## Task statement:
Without including any images, reproduce each entry exactly.

## Data lines:
^^^^^^^^^^^^^^^^

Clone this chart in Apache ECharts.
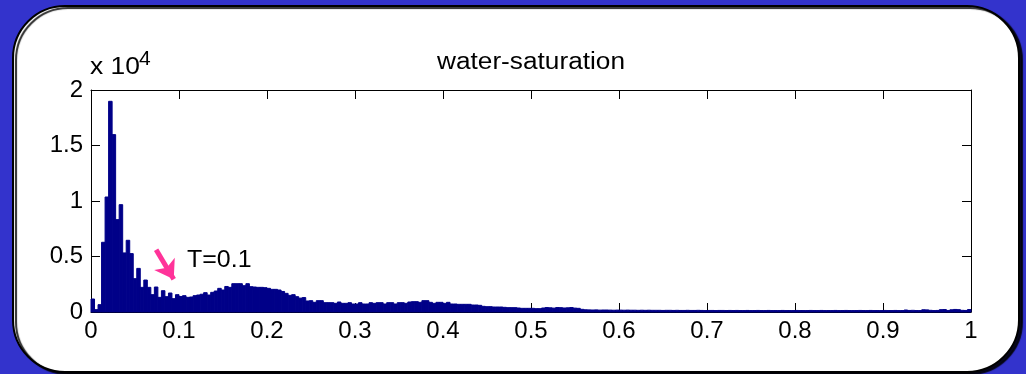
<!DOCTYPE html>
<html>
<head>
<meta charset="utf-8">
<title>water-saturation</title>
<script src="https://cdn.jsdelivr.net/npm/echarts@6/dist/echarts.min.js"></script>
<style>
	html, body { margin: 0; padding: 0; background: #3333cc; }
	#chart { width: 1026px; height: 374px; }
</style>
</head>
<body>
<div id="chart"></div>
<script>
// histogram bins, width 0.004, counts
var binWidth = 0.004
var countsA = [1170, 210, 660, 6280, 10360, 18980, 15980, 8320, 9670, 5320,
	6460, 5260, 3000, 3930, 2220, 2880, 2220, 1560, 2250, 1320,
	1920, 1380, 1710, 1200, 1560]						// 0 - 0.1
var countsB = [1400, 1470, 1320, 1350, 1470, 1530, 1600, 1740, 1530, 1770,
	1890, 2130, 1980, 2300, 2220, 2550, 2550, 2550, 2370, 2550,
	2280, 2250, 2220, 2220, 2190, 2130, 2040, 2040, 1980, 1850]	// 0.1 - 0.22
var countsC = [1680, 1500, 1560, 1380, 1250, 1300, 990, 1020, 870, 1020,
	1020, 840, 840, 840, 780, 900, 780, 780, 840, 720,
	720, 840, 720, 720, 840, 780, 840, 840, 720, 840,
	840, 720, 840, 840, 780]							// 0.22 - 0.36
var countsD = [900, 930, 930, 870, 1020, 1020, 870, 780, 870, 870,
	780, 870, 720, 720, 690, 690, 690, 690, 630, 630,
	600, 510, 480, 480, 450, 450, 450, 420, 390, 390,
	390, 360, 330, 330, 330, 330, 300, 300, 360, 400,
	380, 350, 400, 390, 360, 380, 400, 350, 330, 240]	// 0.36 - 0.56
var countsE = [200, 190, 180, 190, 170, 180, 180, 170, 160, 170,
	170, 160, 170, 160, 160, 150, 160, 150, 160, 150,
	150, 150, 140, 150, 150, 140, 150, 140, 140, 150,
	140, 140, 150, 140, 130, 140, 140, 130, 140, 140,
	130, 140, 130, 140, 130, 130, 140, 130, 130, 140,
	130, 130, 140, 130, 130, 130, 140, 130, 130, 130,
	140, 130, 130, 130, 140, 130, 130, 140, 130, 130,
	130, 140, 130, 130, 140, 130, 130, 130, 140, 130,
	130, 140, 130, 130, 130, 140, 130, 130, 140, 130,
	130, 180, 140, 150, 130, 130, 200, 190, 150, 130,
	140, 210, 220, 140, 200, 230, 210, 150, 140, 220]	// 0.56 - 1

var xTicks = [0, 1, 0.1]			// min, max, interval
var yTicks = [0, 20000, 5000]
var arrowFrom = [0.074, 5600]		// T=0.1 pointer
var arrowTo = [0.094, 2950]

var counts = countsA.concat(countsB, countsC, countsD, countsE)
var bins = counts.map(function (c, i) {
	return [+(i * binWidth).toFixed(3), c]
})

var barColor = '#000088'
var labelFont = 'Liberation Sans, Arial, sans-serif'

var chart = echarts.init(document.getElementById('chart'))
var option = {}
option.animation = false
option.backgroundColor = '#3333cc'

option.grid = { left: 91, right: 55, top: 90, bottom: 62 }

// matlab style box: axis on every side, ticks pointing in
var boxLine = { show: true, onZero: false, lineStyle: { color: '#000', width: 1 } }
var boxTick = { show: true, inside: true, length: 9, lineStyle: { color: '#000' } }

option.xAxis = [{
	type: 'value',
	min: xTicks[0], max: xTicks[1], interval: xTicks[2],
	axisLine: boxLine,
	axisTick: boxTick,
	splitLine: { show: false },
	axisLabel: { margin: 7, fontFamily: labelFont, fontSize: 24, color: '#000' }
}, {
	type: 'value',
	position: 'top',
	min: xTicks[0], max: xTicks[1], interval: xTicks[2],
	axisLine: boxLine,
	axisTick: boxTick,
	splitLine: { show: false },
	axisLabel: { show: false }
}]

option.yAxis = [{
	type: 'value',
	min: yTicks[0], max: yTicks[1], interval: yTicks[2],
	axisLine: boxLine,
	axisTick: boxTick,
	splitLine: { show: false },
	axisLabel: {
		margin: 8, fontFamily: labelFont, fontSize: 24, color: '#000',
		formatter: function (v) { return String(v / 10000) }
	}
}, {
	type: 'value',
	position: 'right',
	min: yTicks[0], max: yTicks[1], interval: yTicks[2],
	axisLine: boxLine,
	axisTick: boxTick,
	splitLine: { show: false },
	axisLabel: { show: false }
}]

// white rounded panel, title, exponent, annotation text
option.graphic = [{
	type: 'rect',
	z: -10,
	shape: { x: 13, y: 6, width: 1006, height: 366, r: 52 },
	style: {
		fill: '#fff', stroke: '#000', lineWidth: 2,
		shadowColor: 'rgba(0,0,0,0.85)', shadowBlur: 1, shadowOffsetX: 3, shadowOffsetY: 2
	}
}, {
	type: 'text',
	x: 531, y: 51,
	scaleX: 1.14,
	style: { text: 'water-saturation', font: '23px ' + labelFont, fill: '#000', align: 'center' }
}, {
	type: 'text',
	x: 90, y: 55,
	scaleX: 1.1,
	style: { text: 'x 10', font: '24px ' + labelFont, fill: '#000' }
}, {
	type: 'text',
	x: 139, y: 49,
	style: { text: '4', font: '21px ' + labelFont, fill: '#000' }
}, {
	type: 'text',
	x: 187, y: 248,
	scaleX: 1.04,
	style: { text: 'T=0.1', font: '24px ' + labelFont, fill: '#000' }
}]

option.series = [{
	type: 'custom',
	xAxisIndex: 0,
	yAxisIndex: 0,
	data: bins,
	renderItem: function (params, api) {
		var x0 = api.value(0)
		var p0 = api.coord([x0, api.value(1)])
		var p1 = api.coord([x0 + binWidth, 0])
		return {
			type: 'rect',
			shape: { x: p0[0], y: p0[1], width: p1[0] - p0[0], height: p1[1] - p0[1] },
			style: { fill: barColor, stroke: barColor, lineWidth: 1 }
		}
	},
	markLine: {
		silent: true,
		symbol: ['none', 'arrow'],
		symbolSize: 18,
		label: { show: false },
		lineStyle: { color: '#ff3399', width: 5, type: 'solid' },
		data: [[{ coord: arrowFrom }, { coord: arrowTo }]]
	}
}]

chart.setOption(option)
</script>
</body>
</html>
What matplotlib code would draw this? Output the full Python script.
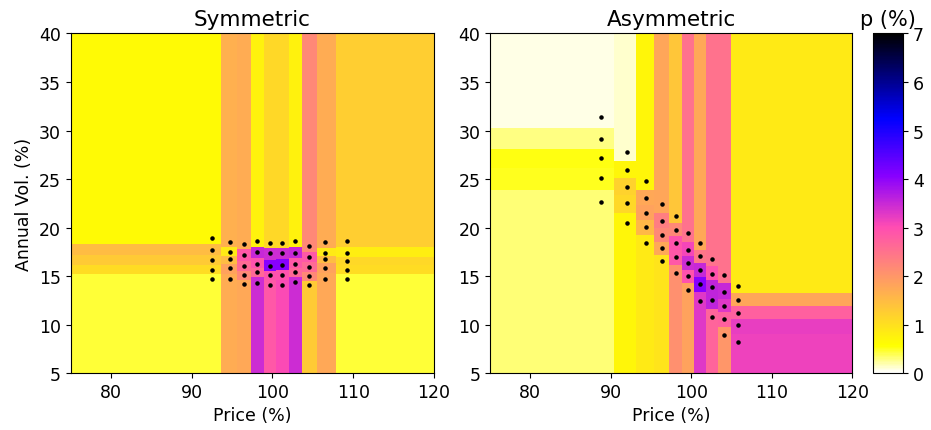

^^^^^^^^^^^^^^^^

## Reply to the exercise:
Clone this chart in Apache ECharts.
<!DOCTYPE html>
<html>
<head>
<meta charset="utf-8">
<title>water-saturation</title>
<script src="https://cdn.jsdelivr.net/npm/echarts@6/dist/echarts.min.js"></script>
<style>
	html, body { margin: 0; padding: 0; background: #3333cc; }
	#chart { width: 1026px; height: 374px; }
</style>
</head>
<body>
<div id="chart"></div>
<script>
// histogram bins, width 0.004, counts
var binWidth = 0.004
var countsA = [1170, 210, 660, 6280, 10360, 18980, 15980, 8320, 9670, 5320,
	6460, 5260, 3000, 3930, 2220, 2880, 2220, 1560, 2250, 1320,
	1920, 1380, 1710, 1200, 1560]						// 0 - 0.1
var countsB = [1400, 1470, 1320, 1350, 1470, 1530, 1600, 1740, 1530, 1770,
	1890, 2130, 1980, 2300, 2220, 2550, 2550, 2550, 2370, 2550,
	2280, 2250, 2220, 2220, 2190, 2130, 2040, 2040, 1980, 1850]	// 0.1 - 0.22
var countsC = [1680, 1500, 1560, 1380, 1250, 1300, 990, 1020, 870, 1020,
	1020, 840, 840, 840, 780, 900, 780, 780, 840, 720,
	720, 840, 720, 720, 840, 780, 840, 840, 720, 840,
	840, 720, 840, 840, 780]							// 0.22 - 0.36
var countsD = [900, 930, 930, 870, 1020, 1020, 870, 780, 870, 870,
	780, 870, 720, 720, 690, 690, 690, 690, 630, 630,
	600, 510, 480, 480, 450, 450, 450, 420, 390, 390,
	390, 360, 330, 330, 330, 330, 300, 300, 360, 400,
	380, 350, 400, 390, 360, 380, 400, 350, 330, 240]	// 0.36 - 0.56
var countsE = [200, 190, 180, 190, 170, 180, 180, 170, 160, 170,
	170, 160, 170, 160, 160, 150, 160, 150, 160, 150,
	150, 150, 140, 150, 150, 140, 150, 140, 140, 150,
	140, 140, 150, 140, 130, 140, 140, 130, 140, 140,
	130, 140, 130, 140, 130, 130, 140, 130, 130, 140,
	130, 130, 140, 130, 130, 130, 140, 130, 130, 130,
	140, 130, 130, 130, 140, 130, 130, 140, 130, 130,
	130, 140, 130, 130, 140, 130, 130, 130, 140, 130,
	130, 140, 130, 130, 130, 140, 130, 130, 140, 130,
	130, 180, 140, 150, 130, 130, 200, 190, 150, 130,
	140, 210, 220, 140, 200, 230, 210, 150, 140, 220]	// 0.56 - 1

var xTicks = [0, 1, 0.1]			// min, max, interval
var yTicks = [0, 20000, 5000]
var arrowFrom = [0.074, 5600]		// T=0.1 pointer
var arrowTo = [0.094, 2950]

var counts = countsA.concat(countsB, countsC, countsD, countsE)
var bins = counts.map(function (c, i) {
	return [+(i * binWidth).toFixed(3), c]
})

var barColor = '#000088'
var labelFont = 'Liberation Sans, Arial, sans-serif'

var chart = echarts.init(document.getElementById('chart'))
var option = {}
option.animation = false
option.backgroundColor = '#3333cc'

option.grid = { left: 91, right: 55, top: 90, bottom: 62 }

// matlab style box: axis on every side, ticks pointing in
var boxLine = { show: true, onZero: false, lineStyle: { color: '#000', width: 1 } }
var boxTick = { show: true, inside: true, length: 9, lineStyle: { color: '#000' } }

option.xAxis = [{
	type: 'value',
	min: xTicks[0], max: xTicks[1], interval: xTicks[2],
	axisLine: boxLine,
	axisTick: boxTick,
	splitLine: { show: false },
	axisLabel: { margin: 7, fontFamily: labelFont, fontSize: 24, color: '#000' }
}, {
	type: 'value',
	position: 'top',
	min: xTicks[0], max: xTicks[1], interval: xTicks[2],
	axisLine: boxLine,
	axisTick: boxTick,
	splitLine: { show: false },
	axisLabel: { show: false }
}]

option.yAxis = [{
	type: 'value',
	min: yTicks[0], max: yTicks[1], interval: yTicks[2],
	axisLine: boxLine,
	axisTick: boxTick,
	splitLine: { show: false },
	axisLabel: {
		margin: 8, fontFamily: labelFont, fontSize: 24, color: '#000',
		formatter: function (v) { return String(v / 10000) }
	}
}, {
	type: 'value',
	position: 'right',
	min: yTicks[0], max: yTicks[1], interval: yTicks[2],
	axisLine: boxLine,
	axisTick: boxTick,
	splitLine: { show: false },
	axisLabel: { show: false }
}]

// white rounded panel, title, exponent, annotation text
option.graphic = [{
	type: 'rect',
	z: -10,
	shape: { x: 13, y: 6, width: 1006, height: 366, r: 52 },
	style: {
		fill: '#fff', stroke: '#000', lineWidth: 2,
		shadowColor: 'rgba(0,0,0,0.85)', shadowBlur: 1, shadowOffsetX: 3, shadowOffsetY: 2
	}
}, {
	type: 'text',
	x: 531, y: 51,
	scaleX: 1.14,
	style: { text: 'water-saturation', font: '23px ' + labelFont, fill: '#000', align: 'center' }
}, {
	type: 'text',
	x: 90, y: 55,
	scaleX: 1.1,
	style: { text: 'x 10', font: '24px ' + labelFont, fill: '#000' }
}, {
	type: 'text',
	x: 139, y: 49,
	style: { text: '4', font: '21px ' + labelFont, fill: '#000' }
}, {
	type: 'text',
	x: 187, y: 248,
	scaleX: 1.04,
	style: { text: 'T=0.1', font: '24px ' + labelFont, fill: '#000' }
}]

option.series = [{
	type: 'custom',
	xAxisIndex: 0,
	yAxisIndex: 0,
	data: bins,
	renderItem: function (params, api) {
		var x0 = api.value(0)
		var p0 = api.coord([x0, api.value(1)])
		var p1 = api.coord([x0 + binWidth, 0])
		return {
			type: 'rect',
			shape: { x: p0[0], y: p0[1], width: p1[0] - p0[0], height: p1[1] - p0[1] },
			style: { fill: barColor, stroke: barColor, lineWidth: 1 }
		}
	},
	markLine: {
		silent: true,
		symbol: ['none', 'arrow'],
		symbolSize: 18,
		label: { show: false },
		lineStyle: { color: '#ff3399', width: 5, type: 'solid' },
		data: [[{ coord: arrowFrom }, { coord: arrowTo }]]
	}
}]

chart.setOption(option)
</script>
</body>
</html>
What matplotlib code would draw this? Output the full Python script.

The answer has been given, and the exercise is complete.